Cheryl Anderson was only too happy to get up at 2 a.m. Christmas morning to begin cooking in the tiny kitchen of the trailer she shares with her husband, son and three grandchildren. Even the location, on the grounds of Metairie Cemetery, where her husband works, didn't bother her.
Anderson, 46, floated away from her house on a door when the water hit 9 feet. She spent two days on an overpass, then took shelter at the Superdome before being evacuated to Birmingham, Ala. Her family was scattered across four states and it took her months to find them.
"I didn't think I'd live to see this Christmas," Anderson said. "Now we're having everything like a regular Christmas — the gumbo, the ham, all of it. Everything except a tree.
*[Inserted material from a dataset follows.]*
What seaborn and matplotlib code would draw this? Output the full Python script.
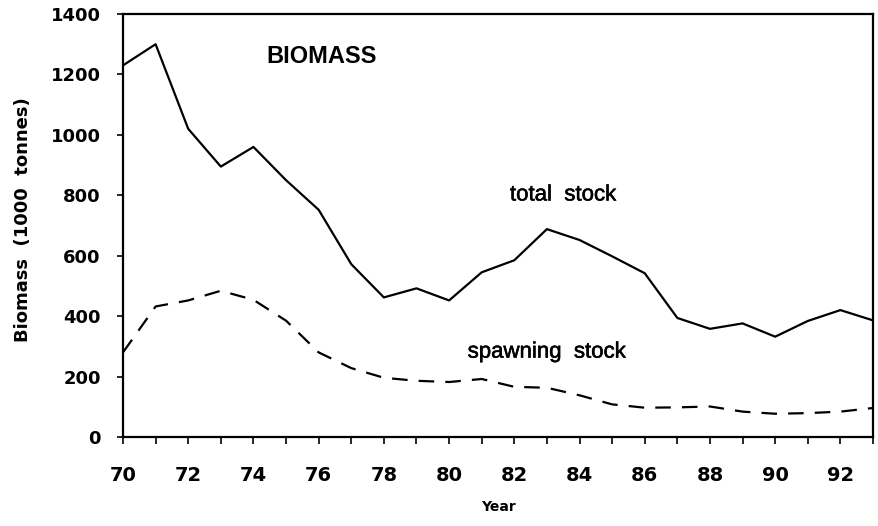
import numpy as np
import pandas as pd
import seaborn as sns
import matplotlib.pyplot as plt
import matplotlib.patheffects as pe
from matplotlib.ticker import MultipleLocator

years = list(range(70, 94))
total_stock = [1230, 1300, 1020, 895, 960, 850, 752, 572, 462, 492, 452, 545,
               585, 688, 652, 598, 542, 394, 358, 376, 332, 384, 420, 386]
spawning_stock = [280, 432, 452, 484, 454, 385, 280, 228, 196, 186, 182, 192,
                  166, 163, 138, 108, 97, 98, 101, 84, 77, 79, 84, 96]

df = pd.DataFrame({'Year': years, 'total': total_stock, 'spawning': spawning_stock})

sns.set_theme(style='ticks')
plt.rcParams['font.family'] = ['Liberation Sans', 'DejaVu Sans']
plt.rcParams['text.color'] = 'black'
plt.rcParams['axes.labelcolor'] = 'black'
plt.rcParams['xtick.color'] = 'black'
plt.rcParams['ytick.color'] = 'black'

fig = plt.figure(figsize=(8.79, 5.26), dpi=100)
ax = fig.add_axes([123 / 879, 89 / 526, 750 / 879, 423 / 526])

sns.lineplot(data=df, x='Year', y='total', ax=ax, color='black', linewidth=1.6)
sns.lineplot(data=df, x='Year', y='spawning', ax=ax, color='black', linewidth=1.6,
             linestyle=(0, (7, 5)))

ax.set_xlim(70, 93)
ax.set_ylim(0, 1400)
ax.xaxis.set_major_locator(MultipleLocator(2))
ax.xaxis.set_minor_locator(MultipleLocator(1))
ax.yaxis.set_major_locator(MultipleLocator(200))
for s in ax.spines.values():
    s.set_visible(True)
    s.set_color('black')
    s.set_linewidth(1.6)
ax.tick_params(which='both', direction='out', color='black', width=1.2)
ax.tick_params(axis='x', which='major', length=5, pad=16, labelsize=14)
ax.tick_params(axis='x', which='minor', length=5)
ax.tick_params(axis='y', which='major', length=4, pad=12, labelsize=13)
for lab in ax.get_xticklabels() + ax.get_yticklabels():
    lab.set_fontweight('bold')
    lab.set_fontfamily('DejaVu Sans')

ax.set_xlabel('Year', fontsize=10, fontweight='bold', family='DejaVu Sans')
ax.xaxis.set_label_coords(0.5, -0.150)
ax.set_ylabel('Biomass  (1000  tonnes)', fontsize=13, fontweight='bold', family='DejaVu Sans')
ax.yaxis.set_label_coords(-0.121, 0.515)

thick = [pe.withStroke(linewidth=0.4, foreground='black')]
ax.text(76.1, 1258, 'BIOMASS', fontsize=17, fontweight='bold', ha='center', va='center')
ax.text(83.5, 801, 'total  stock', fontsize=16, ha='center', va='center', path_effects=thick)
ax.text(83.0, 281, 'spawning  stock', fontsize=16, ha='center', va='center', path_effects=thick)

fig.savefig('out.png', dpi=100)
That won't fit in the trailer."
"You get 14 feet of water in your house and it don't leave much," said Harold Hansford, who had managed to salvage a few Christmas decorations from the attic.
This year his house is decorated with the marks painted on by rescue workers as they made their way through the neighborhood looking for people and bodies.
"I never imagined Christmas like this," he said. "Not much left, but we'll be back."